I learned a few things during my period off line.

One is that it feels really good. While we think these smartphones connect us; in a way they imprison us. We’re constantly checking, worrying we’re missing something. But when it comes down to it, the conversations are short and usually lacking substance. We may be connected, but somehow it feels fake.

Second is that I forgot how much I love magazines. I keep reading that most people bring their phones into the bathroom with them, and I have to say, I’ve been guilty of that myself. No more. I have stocked my bathroom with good old-fashioned magazines and books. If I happen to spend quality time there, I’m actually reading something printed on paper.

Third is that we keep living our lives through a video screen. Here I am raising a beautiful little child and while I may be snapping a photo of a laugh or her first giggle, am I actually experiencing it? Nothing can replace our own real memories and when you see something happen through a phone instead of with your own two eyes, it isn’t something imprinted in your memory for as long as it should be. I watched my daughter play and it was magical. And now it’ll be a memory I (hopefully) have forever.

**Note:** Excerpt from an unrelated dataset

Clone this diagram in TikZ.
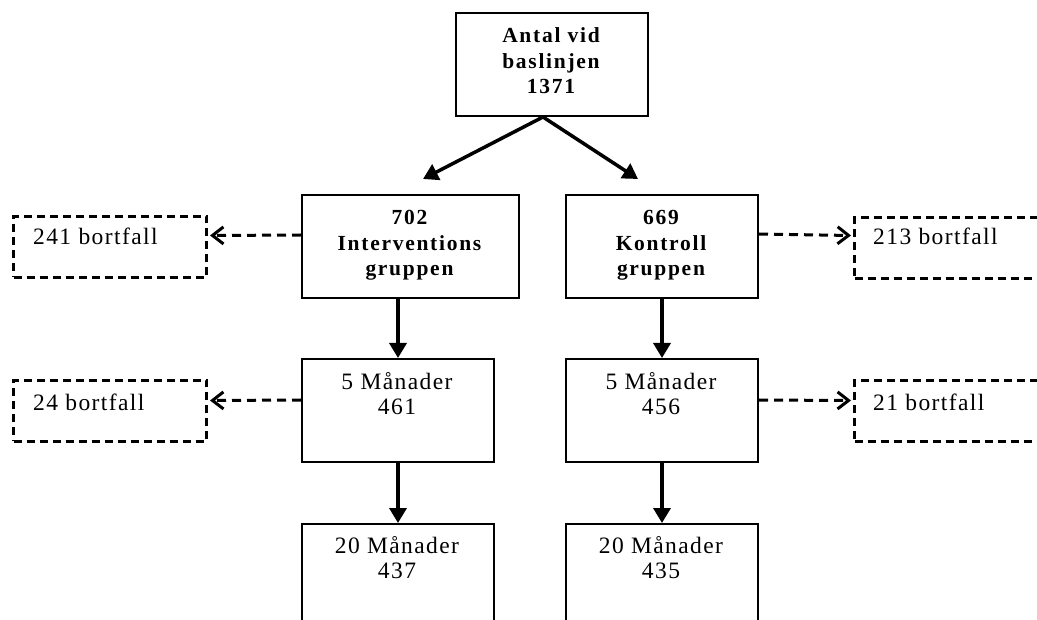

Fourth is that it feels really freeing. My creativity wasn’t stifled. I was able to let my mind wander. I took time in the shower to daydream (and I don’t remember the last time I did that). And I stopped worrying about what everyone is doing. I know social media plays its part, and I use it too, but I’m so sick of looking at someone on Instagram and feeling less than because of it. I try not to, but it happens subconsciously despite my best efforts. It’s exhausting keeping up with these damn Jones’. My life is full and wonderful in its own weird way and constantly comparing myself to others is just destructive.

Fifth was that I appreciated everyone in my family more. Part of me was afraid that I would get snippy with Phil or yell at my parents for putting a dish back in the wrong place, but instead I was more engaged with everyone and less on edge. I actually spoke to them, looked them in the face and didn’t HALF LISTEN when we spoke to each other. We’re all so guilty of that and deep down it’s unfair and insulting to the people we speak to.

I know this virtual world is our new normal for now and working from home may arguably have me connected more so now than I ever was before. But no one can force me to check in on the weekends or evenings. I’m going to keep on taking days off here and there.

I don’t need to be on my phone all the time. I need to live this precious life to the extent that I can during a very scary time. And if I do distance myself from virtual overload, it’ll help me appreciate virtual interactions when I’m meant to, because after all, they still have their place.